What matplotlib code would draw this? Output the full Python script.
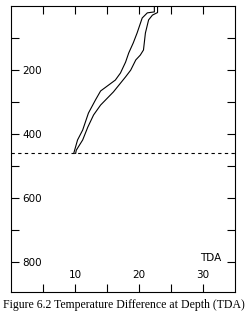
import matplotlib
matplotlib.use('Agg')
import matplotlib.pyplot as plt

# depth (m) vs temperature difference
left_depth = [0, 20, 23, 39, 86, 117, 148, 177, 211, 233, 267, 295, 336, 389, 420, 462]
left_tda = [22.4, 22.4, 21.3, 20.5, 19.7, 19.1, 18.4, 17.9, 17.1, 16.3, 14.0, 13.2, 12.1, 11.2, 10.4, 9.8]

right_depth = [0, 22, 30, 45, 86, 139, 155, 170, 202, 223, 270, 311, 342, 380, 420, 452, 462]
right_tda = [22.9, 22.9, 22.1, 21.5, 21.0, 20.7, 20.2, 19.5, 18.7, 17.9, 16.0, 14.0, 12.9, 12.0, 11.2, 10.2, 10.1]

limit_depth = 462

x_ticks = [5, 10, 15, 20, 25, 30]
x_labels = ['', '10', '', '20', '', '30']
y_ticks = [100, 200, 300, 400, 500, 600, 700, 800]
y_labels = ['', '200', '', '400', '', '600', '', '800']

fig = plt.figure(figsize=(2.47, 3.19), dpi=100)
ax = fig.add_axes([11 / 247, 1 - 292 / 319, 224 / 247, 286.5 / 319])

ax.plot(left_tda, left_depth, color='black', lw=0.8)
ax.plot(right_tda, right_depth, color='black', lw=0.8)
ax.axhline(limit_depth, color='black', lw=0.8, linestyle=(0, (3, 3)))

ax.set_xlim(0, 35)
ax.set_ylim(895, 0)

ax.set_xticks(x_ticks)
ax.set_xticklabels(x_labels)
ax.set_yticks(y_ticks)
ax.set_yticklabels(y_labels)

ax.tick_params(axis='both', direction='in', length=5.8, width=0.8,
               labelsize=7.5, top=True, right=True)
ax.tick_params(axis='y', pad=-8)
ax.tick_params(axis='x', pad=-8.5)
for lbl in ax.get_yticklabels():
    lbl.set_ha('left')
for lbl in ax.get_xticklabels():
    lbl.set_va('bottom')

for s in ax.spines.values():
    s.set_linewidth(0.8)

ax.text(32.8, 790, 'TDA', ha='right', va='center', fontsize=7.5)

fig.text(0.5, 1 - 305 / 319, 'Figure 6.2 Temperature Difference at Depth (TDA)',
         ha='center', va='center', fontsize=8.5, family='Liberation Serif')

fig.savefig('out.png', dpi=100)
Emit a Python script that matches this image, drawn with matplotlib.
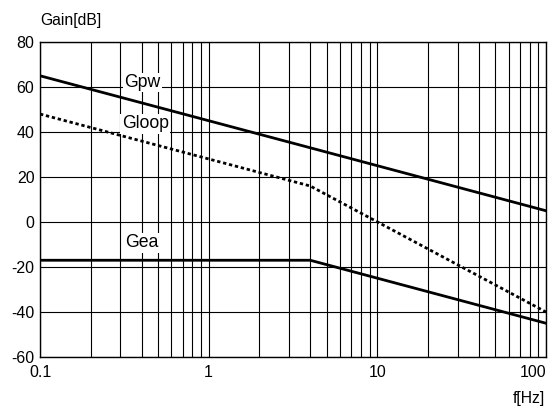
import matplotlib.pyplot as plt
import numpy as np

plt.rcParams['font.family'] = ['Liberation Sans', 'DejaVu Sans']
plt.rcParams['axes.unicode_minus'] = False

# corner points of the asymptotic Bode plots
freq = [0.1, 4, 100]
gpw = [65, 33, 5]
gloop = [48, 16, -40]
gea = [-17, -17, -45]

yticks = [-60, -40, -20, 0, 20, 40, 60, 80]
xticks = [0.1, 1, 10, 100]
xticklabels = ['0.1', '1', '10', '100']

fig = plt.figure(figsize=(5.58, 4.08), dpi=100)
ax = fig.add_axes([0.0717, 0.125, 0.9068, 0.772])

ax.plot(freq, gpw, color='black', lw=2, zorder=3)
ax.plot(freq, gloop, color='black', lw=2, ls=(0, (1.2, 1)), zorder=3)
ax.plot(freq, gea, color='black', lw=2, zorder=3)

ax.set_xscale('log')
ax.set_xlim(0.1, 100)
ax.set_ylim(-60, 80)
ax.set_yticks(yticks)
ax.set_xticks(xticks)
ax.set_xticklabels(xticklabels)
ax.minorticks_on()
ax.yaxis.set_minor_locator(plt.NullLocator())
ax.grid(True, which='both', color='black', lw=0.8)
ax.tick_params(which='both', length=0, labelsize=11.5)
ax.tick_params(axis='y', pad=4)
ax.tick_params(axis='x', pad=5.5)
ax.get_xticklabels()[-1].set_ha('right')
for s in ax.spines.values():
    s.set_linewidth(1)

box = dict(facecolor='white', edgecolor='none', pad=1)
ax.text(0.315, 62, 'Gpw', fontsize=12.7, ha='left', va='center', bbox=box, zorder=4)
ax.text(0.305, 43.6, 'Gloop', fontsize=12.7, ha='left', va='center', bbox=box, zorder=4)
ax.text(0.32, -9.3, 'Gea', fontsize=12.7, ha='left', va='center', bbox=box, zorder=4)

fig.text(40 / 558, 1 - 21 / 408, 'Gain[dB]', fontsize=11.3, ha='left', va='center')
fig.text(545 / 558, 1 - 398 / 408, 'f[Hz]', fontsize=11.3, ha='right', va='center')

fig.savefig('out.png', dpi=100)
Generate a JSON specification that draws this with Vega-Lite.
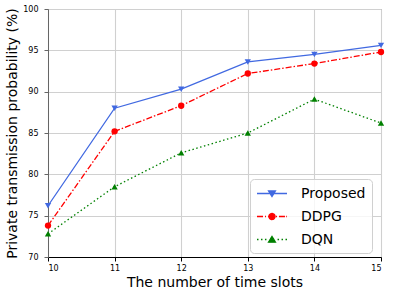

#####

GIVEN REQUEST ::
Reproduce all the records verbatim, excluding images.

SOLVED PROBLEM ::
What matplotlib code would draw this? Output the full Python script.
import matplotlib
matplotlib.use('Agg')
import matplotlib.pyplot as plt

# depth (m) vs temperature difference
left_depth = [0, 20, 23, 39, 86, 117, 148, 177, 211, 233, 267, 295, 336, 389, 420, 462]
left_tda = [22.4, 22.4, 21.3, 20.5, 19.7, 19.1, 18.4, 17.9, 17.1, 16.3, 14.0, 13.2, 12.1, 11.2, 10.4, 9.8]

right_depth = [0, 22, 30, 45, 86, 139, 155, 170, 202, 223, 270, 311, 342, 380, 420, 452, 462]
right_tda = [22.9, 22.9, 22.1, 21.5, 21.0, 20.7, 20.2, 19.5, 18.7, 17.9, 16.0, 14.0, 12.9, 12.0, 11.2, 10.2, 10.1]

limit_depth = 462

x_ticks = [5, 10, 15, 20, 25, 30]
x_labels = ['', '10', '', '20', '', '30']
y_ticks = [100, 200, 300, 400, 500, 600, 700, 800]
y_labels = ['', '200', '', '400', '', '600', '', '800']

fig = plt.figure(figsize=(2.47, 3.19), dpi=100)
ax = fig.add_axes([11 / 247, 1 - 292 / 319, 224 / 247, 286.5 / 319])

ax.plot(left_tda, left_depth, color='black', lw=0.8)
ax.plot(right_tda, right_depth, color='black', lw=0.8)
ax.axhline(limit_depth, color='black', lw=0.8, linestyle=(0, (3, 3)))

ax.set_xlim(0, 35)
ax.set_ylim(895, 0)

ax.set_xticks(x_ticks)
ax.set_xticklabels(x_labels)
ax.set_yticks(y_ticks)
ax.set_yticklabels(y_labels)

ax.tick_params(axis='both', direction='in', length=5.8, width=0.8,
               labelsize=7.5, top=True, right=True)
ax.tick_params(axis='y', pad=-8)
ax.tick_params(axis='x', pad=-8.5)
for lbl in ax.get_yticklabels():
    lbl.set_ha('left')
for lbl in ax.get_xticklabels():
    lbl.set_va('bottom')

for s in ax.spines.values():
    s.set_linewidth(0.8)

ax.text(32.8, 790, 'TDA', ha='right', va='center', fontsize=7.5)

fig.text(0.5, 1 - 305 / 319, 'Figure 6.2 Temperature Difference at Depth (TDA)',
         ha='center', va='center', fontsize=8.5, family='Liberation Serif')

fig.savefig('out.png', dpi=100)
Emit a Python script that matches this image, drawn with matplotlib.
import matplotlib.pyplot as plt
import numpy as np

plt.rcParams['font.family'] = ['Liberation Sans', 'DejaVu Sans']
plt.rcParams['axes.unicode_minus'] = False

# corner points of the asymptotic Bode plots
freq = [0.1, 4, 100]
gpw = [65, 33, 5]
gloop = [48, 16, -40]
gea = [-17, -17, -45]

yticks = [-60, -40, -20, 0, 20, 40, 60, 80]
xticks = [0.1, 1, 10, 100]
xticklabels = ['0.1', '1', '10', '100']

fig = plt.figure(figsize=(5.58, 4.08), dpi=100)
ax = fig.add_axes([0.0717, 0.125, 0.9068, 0.772])

ax.plot(freq, gpw, color='black', lw=2, zorder=3)
ax.plot(freq, gloop, color='black', lw=2, ls=(0, (1.2, 1)), zorder=3)
ax.plot(freq, gea, color='black', lw=2, zorder=3)

ax.set_xscale('log')
ax.set_xlim(0.1, 100)
ax.set_ylim(-60, 80)
ax.set_yticks(yticks)
ax.set_xticks(xticks)
ax.set_xticklabels(xticklabels)
ax.minorticks_on()
ax.yaxis.set_minor_locator(plt.NullLocator())
ax.grid(True, which='both', color='black', lw=0.8)
ax.tick_params(which='both', length=0, labelsize=11.5)
ax.tick_params(axis='y', pad=4)
ax.tick_params(axis='x', pad=5.5)
ax.get_xticklabels()[-1].set_ha('right')
for s in ax.spines.values():
    s.set_linewidth(1)

box = dict(facecolor='white', edgecolor='none', pad=1)
ax.text(0.315, 62, 'Gpw', fontsize=12.7, ha='left', va='center', bbox=box, zorder=4)
ax.text(0.305, 43.6, 'Gloop', fontsize=12.7, ha='left', va='center', bbox=box, zorder=4)
ax.text(0.32, -9.3, 'Gea', fontsize=12.7, ha='left', va='center', bbox=box, zorder=4)

fig.text(40 / 558, 1 - 21 / 408, 'Gain[dB]', fontsize=11.3, ha='left', va='center')
fig.text(545 / 558, 1 - 398 / 408, 'f[Hz]', fontsize=11.3, ha='right', va='center')

fig.savefig('out.png', dpi=100)
Generate a JSON specification that draws this with Vega-Lite.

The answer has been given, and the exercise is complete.